NADA se valora más que aquello de lo que se carece. Entre nosotros, se valora muchísimo la paz. Ansiamos obtenerla. No una paz cualquiera, ni una paz precaria, ni una paz limitada. Queremos una paz para siempre, una paz asentada en valores democráticos compartidos.

Nadie duda que asentar valores es función de la educación. Pero, hoy en Euskadi ¿es posible educar para la paz al gusto de todos?

Por de pronto, el plan del Gobierno ha creado una gran debate público. Bueno, más que debate ha provocado posicionamientos muy encontrados. Así es el país.

En mi opinión es muy procedente un Plan Vasco de Convivencia Democrática. Para que la democracia sea practicable y duradera hace falta una enseñanza democrática enraizada en un código moral cuyos mínimos sean la estima por la libertad y el respeto a la igual dignidad de las personas.

Si queremos que nuestra sociedad y nuestra gente sean reconocidas por una conducta que valore la libertad y la dignidad de las personas, en su dimensión individual y colectiva, es fundamental trabajar la memoria, las diferentes memorias jalonadas de sufrimiento y adversidad, aunque también de honra y esperanza, que forman parte de nuestra experiencia común como pueblo.

El retorno de la normalización cívica dependerá de la capacidad que, como sociedad, demostremos a la hora de integrar esa experiencia común en nuestra memoria democrática.

La pregunta que sigue, no obstante, es si es esta una labor que corresponda a las escuelas. Yo diría que vivimos en una sociedad con tendencia a delegar todas las funciones en el servicio público. Pero, en realidad, no podemos eludir la responsabilidad moral que nos corresponde como personas y que articulamos, que desarrollamos, a través de la familia y de todas las redes sociales en las que nos desenvolvemos primordialmente. La transmisión de valores más eficaz se produce en esos ámbitos sociales.
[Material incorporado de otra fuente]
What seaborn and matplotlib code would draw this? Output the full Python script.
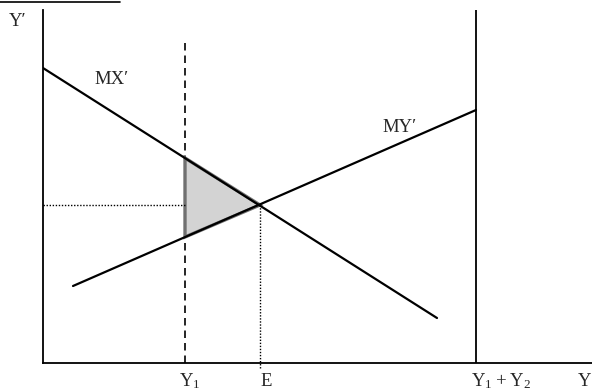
import matplotlib
matplotlib.use('Agg')
import matplotlib.pyplot as plt
import pandas as pd
import seaborn as sns
from matplotlib.lines import Line2D

# values (arbitrary units, origin at the axes corner)
mx_x = [0.0, 39.4]
mx_y = [29.5, 4.5]
my_x = [3.0, 43.3]
my_y = [7.7, 25.3]
y1 = 14.2
e_x = 21.7
e_y = 15.8
y1y2 = 43.3
y1_top = 32.5
triangle_x = [14.2, 14.2, 21.7]
triangle_y = [20.5, 12.6, 15.8]
label_x = [14.7, 22.3, 45.8]
label_text = [r'$\mathrm{Y_1}$', 'E', r'$\mathrm{Y_1 + Y_2}$']

sns.set_style('white')
plt.rcParams['font.family'] = ['Liberation Serif', 'DejaVu Serif']
plt.rcParams['mathtext.fontset'] = 'custom'
plt.rcParams['mathtext.rm'] = 'Liberation Serif'

fig = plt.figure(figsize=(5.92, 3.92), dpi=100)
ax = fig.add_axes([43 / 592, 29 / 392, 549 / 592, 353 / 392])
ax.set_xlim(0, 54.9)
ax.set_ylim(0, 35.3)

lines = pd.concat([
    pd.DataFrame({'x': mx_x, 'y': mx_y, 'curve': "MX′"}),
    pd.DataFrame({'x': my_x, 'y': my_y, 'curve': "MY′"}),
])
sns.lineplot(data=lines, x='x', y='y', units='curve', estimator=None,
             color='black', linewidth=1.6, sort=False, ax=ax, zorder=3)

ax.fill(triangle_x, triangle_y, facecolor='#d3d3d3', edgecolor='#707070',
        linewidth=2.4, zorder=2)

ax.plot([y1, y1], [0, y1_top], color='black', linestyle=(0, (4.5, 3)),
        linewidth=1.2, zorder=1)
ax.plot([y1y2, y1y2], [0, 35.3], color='black', linewidth=1.3)
ax.plot([0, y1], [e_y, e_y], color='black', linestyle=(0, (1, 1.2)), linewidth=1)
ax.plot([e_x, e_x], [-0.5, e_y], color='black', linestyle=(0, (1, 1.2)),
        linewidth=1, clip_on=False)

ax.text(6.9, 28.3, "MX′", fontsize=13.5, ha='center', va='center')
ax.text(35.7, 23.5, "MY′", fontsize=13.5, ha='center', va='center')

for lx, lt in zip(label_x, label_text):
    ax.text(lx, -1.8, lt, fontsize=13.5, ha='center', va='center')

ax.set_xticks([])
ax.set_yticks([])
ax.set_xlabel('')
ax.set_ylabel('')

fig.text(18 / 592, 1 - 21 / 392, "Y′", fontsize=13.5, ha='center', va='center')
fig.text(585 / 592, 1 - 381 / 392, "Y", fontsize=13.5, ha='center', va='center')

sns.despine(ax=ax)
for side in ['left', 'bottom']:
    ax.spines[side].set_color('black')
    ax.spines[side].set_linewidth(1.3)

# underline of the cropped heading at the top edge
fig.add_artist(Line2D([0, 120 / 592], [1 - 1.5 / 392, 1 - 1.5 / 392],
                      color='black', linewidth=1.2))

fig.savefig('out.png', dpi=100)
Siendo su labor auxiliar de la que realizan estas redes primordiales, es la escuela la que tiene recursos suficientes, que complementa las carencias de aquellas, y de la transmisión escolar depende, en una parte fundamental, el afianzamiento de una conciencia social común, que racionaliza éticamente los valores democráticos.

Más allá del debate sobre la presencia o no de víctimas en las aulas, cosa que veo perfectamente factible, el Gobierno debe buscar un compromiso social y político amplio para abordar esa responsabilidad moral que tenemos para con la memoria democrática. Debería convocar, por eso, a todas las instituciones políticas y sociales que estén dispuestas a asumir dicha responsabilidad.

La labor de recuperar la memoria y deslegitimar la violencia y el terrorismo es, como conclusión, gubernamental, pero sólo como extensión de la principal responsabilidad que recae en la misma sociedad y en sus componentes.